Qu’on le veuille ou non, on peut reconnaître un mérite au Gouvernement fédéral : celui de vouloir agir avec cohérence. Nucléaire, report de l’âge légal de la pension à 67 ans… même combat : ON PROLONGE même s’il est vrai que, pour la seconde mesure et à juste titre, des tempéraments sont prévus en principe pour les métiers qualifiés « à risques ». Probablement inutile d’évoquer d’éventuels risques dans le cas des centrales tant elles semblent respirer la santé. Et certains électrons libres de claironner qu’au-delà de 2025, le nucléaire devrait perdurer. Mais c’est que nos mamys vont réellement atteindre l’âge de 67 ans à ce rythme-là. Enfin, pas si sûr vu qu’une autre « personnalité » politique prévoit la fin de la Belgique en 2025. Faut-il y voir nécessairement des velléités séparatistes ou tout simplement un constat objectif, qu’à cette époque, il y en aura peut-être bien une qui aura fini par sauter ? Question ouverte bien évidemment !

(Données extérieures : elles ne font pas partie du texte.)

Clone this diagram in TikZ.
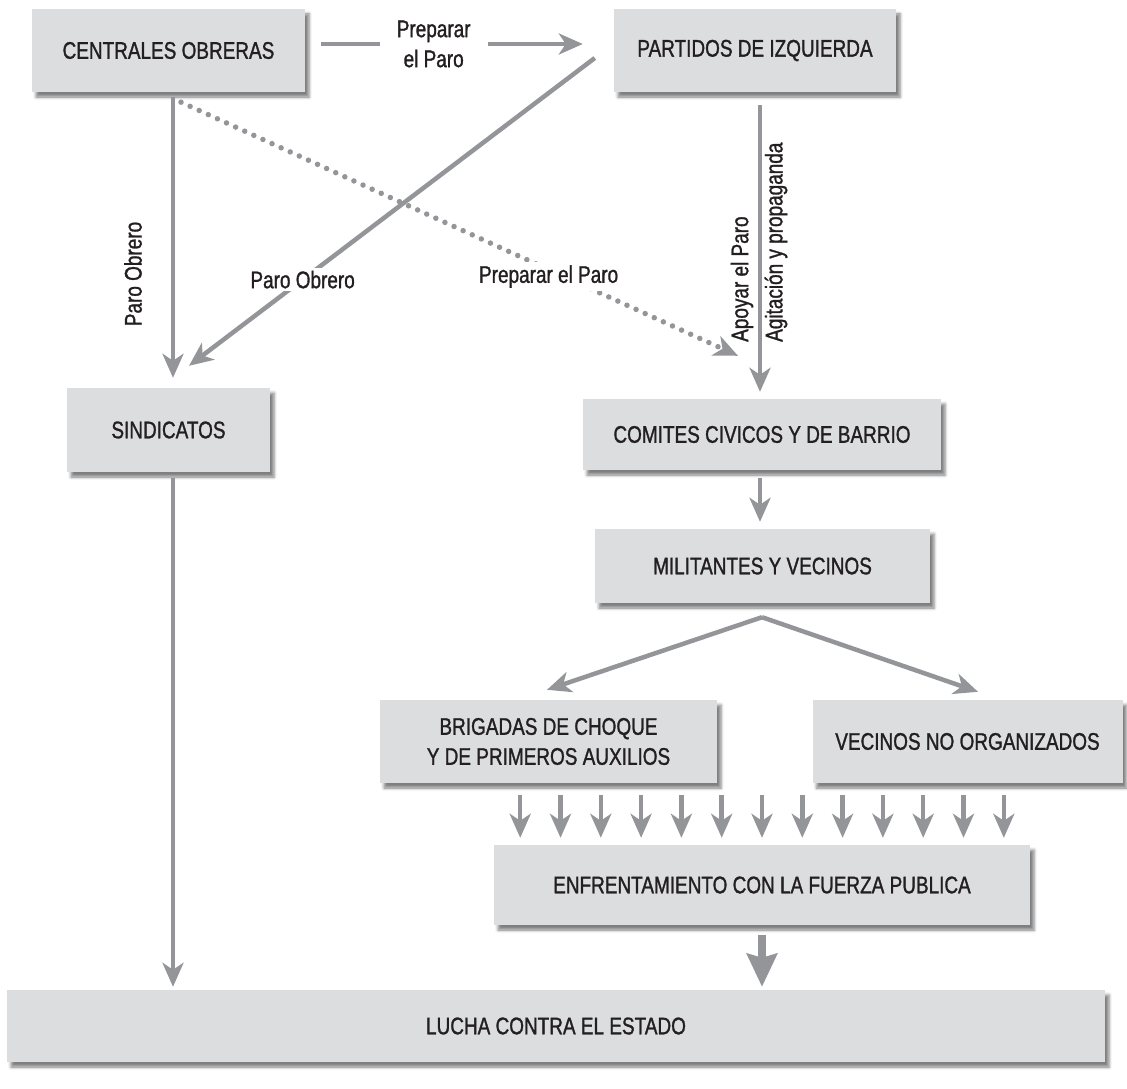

Avec une politique du « on les maintient toutes en activité » et bien que la simple évocation puisse susciter la consternation, on en finirait par croire que le Gouvernement opte pour l’option de maintenir l’activité des 7 réacteurs au cas où l’un ou plusieurs d’entre eux viendrai(en)t à passer l’arme à gauche (difficile à accepter pour un Gouvernement de centre droit). A ce rythme-là, la transition voire même une ébauche de transition ce n’est pas pour demain.

En fin de compte, dans ce dossier, contexte oblige, deux tendances que l’on pourrait qualifier de sécuritaires s’affrontent :

 d’un côté, tout en étant conscient que le modèle de la bougie est révolu, un souci d’assurer la sécurité des citoyens et la protection de l’environnement privilégiant la fin du nucléaire dans le cadre de la transition énergétique ;

 de l’autre, une volonté de vouloir garantir la sécurité d’approvisionnement en considérant que le degré de fiabilité des centrales est suffisant pour permettre leur exploitation.

Une chose semble certaine : que l’on soit « pro » ou « anti », les arguments respectifs semblent difficilement conciliables et, telles deux parallèles, ne se rencontreront jamais.